--- Begin ---
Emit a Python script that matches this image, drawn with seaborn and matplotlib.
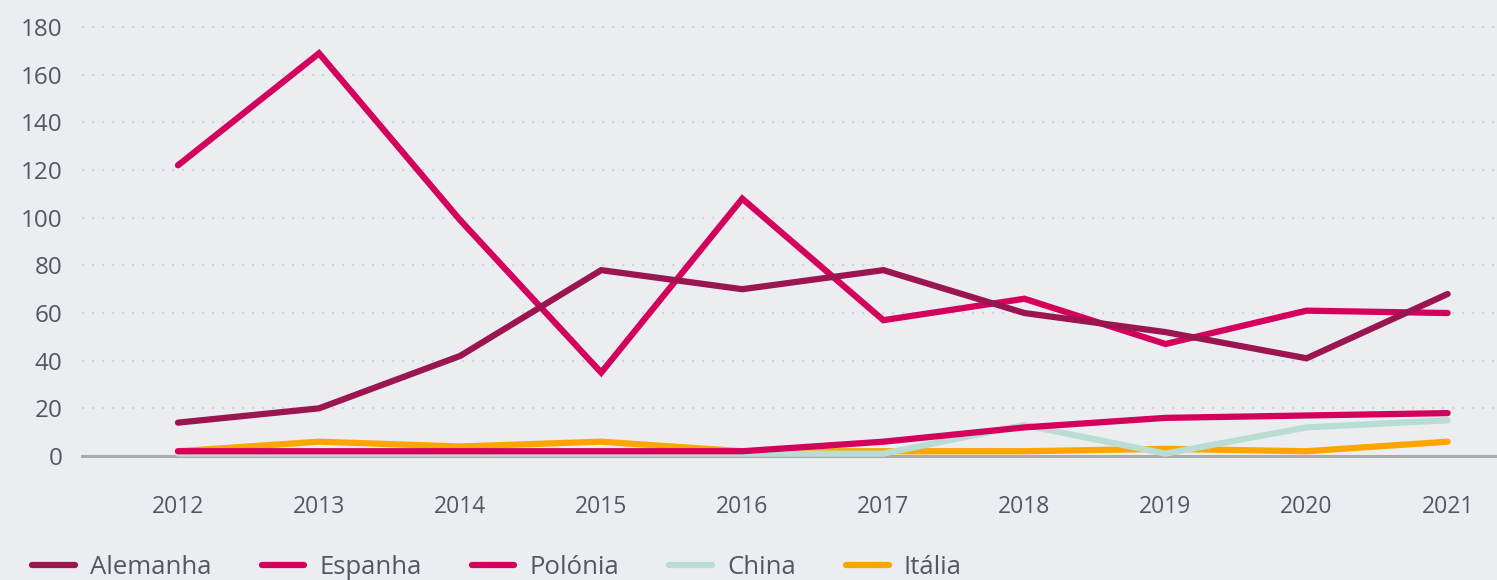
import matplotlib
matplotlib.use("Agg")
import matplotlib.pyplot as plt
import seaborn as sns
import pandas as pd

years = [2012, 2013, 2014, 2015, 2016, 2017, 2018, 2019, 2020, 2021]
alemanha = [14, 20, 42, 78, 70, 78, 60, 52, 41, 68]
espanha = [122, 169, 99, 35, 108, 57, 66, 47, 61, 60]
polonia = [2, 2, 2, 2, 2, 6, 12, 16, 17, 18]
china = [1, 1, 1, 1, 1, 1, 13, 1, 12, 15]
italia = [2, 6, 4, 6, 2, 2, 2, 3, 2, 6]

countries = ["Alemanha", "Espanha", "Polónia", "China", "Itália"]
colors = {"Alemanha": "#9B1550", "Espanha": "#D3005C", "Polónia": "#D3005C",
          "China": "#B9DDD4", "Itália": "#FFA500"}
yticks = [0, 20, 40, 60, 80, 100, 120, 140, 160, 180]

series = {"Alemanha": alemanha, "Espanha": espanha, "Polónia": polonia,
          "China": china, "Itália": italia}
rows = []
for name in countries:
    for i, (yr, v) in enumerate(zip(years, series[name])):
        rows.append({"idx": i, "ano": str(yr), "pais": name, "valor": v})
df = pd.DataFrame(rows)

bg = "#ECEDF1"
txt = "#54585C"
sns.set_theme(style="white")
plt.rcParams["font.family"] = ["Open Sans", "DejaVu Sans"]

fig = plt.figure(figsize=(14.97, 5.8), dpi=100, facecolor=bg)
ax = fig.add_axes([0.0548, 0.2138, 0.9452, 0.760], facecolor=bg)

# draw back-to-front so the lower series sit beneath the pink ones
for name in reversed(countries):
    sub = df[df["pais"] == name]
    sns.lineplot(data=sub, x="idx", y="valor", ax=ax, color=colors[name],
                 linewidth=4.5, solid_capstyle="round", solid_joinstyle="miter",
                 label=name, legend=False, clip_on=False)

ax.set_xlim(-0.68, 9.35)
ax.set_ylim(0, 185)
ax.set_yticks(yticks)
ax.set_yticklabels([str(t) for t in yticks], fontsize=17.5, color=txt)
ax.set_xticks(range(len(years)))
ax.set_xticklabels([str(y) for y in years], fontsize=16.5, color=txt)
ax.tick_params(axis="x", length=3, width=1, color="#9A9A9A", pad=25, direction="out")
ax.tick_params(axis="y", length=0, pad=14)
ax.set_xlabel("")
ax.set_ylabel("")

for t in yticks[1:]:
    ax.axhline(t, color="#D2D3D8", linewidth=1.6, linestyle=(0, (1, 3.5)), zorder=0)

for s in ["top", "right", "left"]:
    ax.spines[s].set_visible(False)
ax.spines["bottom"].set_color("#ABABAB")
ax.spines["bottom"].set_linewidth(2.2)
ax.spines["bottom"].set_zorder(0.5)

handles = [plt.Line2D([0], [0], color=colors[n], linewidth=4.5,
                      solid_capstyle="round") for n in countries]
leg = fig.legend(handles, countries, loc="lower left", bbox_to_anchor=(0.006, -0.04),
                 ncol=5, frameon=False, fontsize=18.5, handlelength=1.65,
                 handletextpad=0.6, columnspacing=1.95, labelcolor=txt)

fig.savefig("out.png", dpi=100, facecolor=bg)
--- End ---
Retype everything in the material word for word, minus pictures.

Task output:
Emit a Python script that matches this image, drawn with seaborn and matplotlib.
import matplotlib
matplotlib.use("Agg")
import matplotlib.pyplot as plt
import seaborn as sns
import pandas as pd

years = [2012, 2013, 2014, 2015, 2016, 2017, 2018, 2019, 2020, 2021]
alemanha = [14, 20, 42, 78, 70, 78, 60, 52, 41, 68]
espanha = [122, 169, 99, 35, 108, 57, 66, 47, 61, 60]
polonia = [2, 2, 2, 2, 2, 6, 12, 16, 17, 18]
china = [1, 1, 1, 1, 1, 1, 13, 1, 12, 15]
italia = [2, 6, 4, 6, 2, 2, 2, 3, 2, 6]

countries = ["Alemanha", "Espanha", "Polónia", "China", "Itália"]
colors = {"Alemanha": "#9B1550", "Espanha": "#D3005C", "Polónia": "#D3005C",
          "China": "#B9DDD4", "Itália": "#FFA500"}
yticks = [0, 20, 40, 60, 80, 100, 120, 140, 160, 180]

series = {"Alemanha": alemanha, "Espanha": espanha, "Polónia": polonia,
          "China": china, "Itália": italia}
rows = []
for name in countries:
    for i, (yr, v) in enumerate(zip(years, series[name])):
        rows.append({"idx": i, "ano": str(yr), "pais": name, "valor": v})
df = pd.DataFrame(rows)

bg = "#ECEDF1"
txt = "#54585C"
sns.set_theme(style="white")
plt.rcParams["font.family"] = ["Open Sans", "DejaVu Sans"]

fig = plt.figure(figsize=(14.97, 5.8), dpi=100, facecolor=bg)
ax = fig.add_axes([0.0548, 0.2138, 0.9452, 0.760], facecolor=bg)

# draw back-to-front so the lower series sit beneath the pink ones
for name in reversed(countries):
    sub = df[df["pais"] == name]
    sns.lineplot(data=sub, x="idx", y="valor", ax=ax, color=colors[name],
                 linewidth=4.5, solid_capstyle="round", solid_joinstyle="miter",
                 label=name, legend=False, clip_on=False)

ax.set_xlim(-0.68, 9.35)
ax.set_ylim(0, 185)
ax.set_yticks(yticks)
ax.set_yticklabels([str(t) for t in yticks], fontsize=17.5, color=txt)
ax.set_xticks(range(len(years)))
ax.set_xticklabels([str(y) for y in years], fontsize=16.5, color=txt)
ax.tick_params(axis="x", length=3, width=1, color="#9A9A9A", pad=25, direction="out")
ax.tick_params(axis="y", length=0, pad=14)
ax.set_xlabel("")
ax.set_ylabel("")

for t in yticks[1:]:
    ax.axhline(t, color="#D2D3D8", linewidth=1.6, linestyle=(0, (1, 3.5)), zorder=0)

for s in ["top", "right", "left"]:
    ax.spines[s].set_visible(False)
ax.spines["bottom"].set_color("#ABABAB")
ax.spines["bottom"].set_linewidth(2.2)
ax.spines["bottom"].set_zorder(0.5)

handles = [plt.Line2D([0], [0], color=colors[n], linewidth=4.5,
                      solid_capstyle="round") for n in countries]
leg = fig.legend(handles, countries, loc="lower left", bbox_to_anchor=(0.006, -0.04),
                 ncol=5, frameon=False, fontsize=18.5, handlelength=1.65,
                 handletextpad=0.6, columnspacing=1.95, labelcolor=txt)

fig.savefig("out.png", dpi=100, facecolor=bg)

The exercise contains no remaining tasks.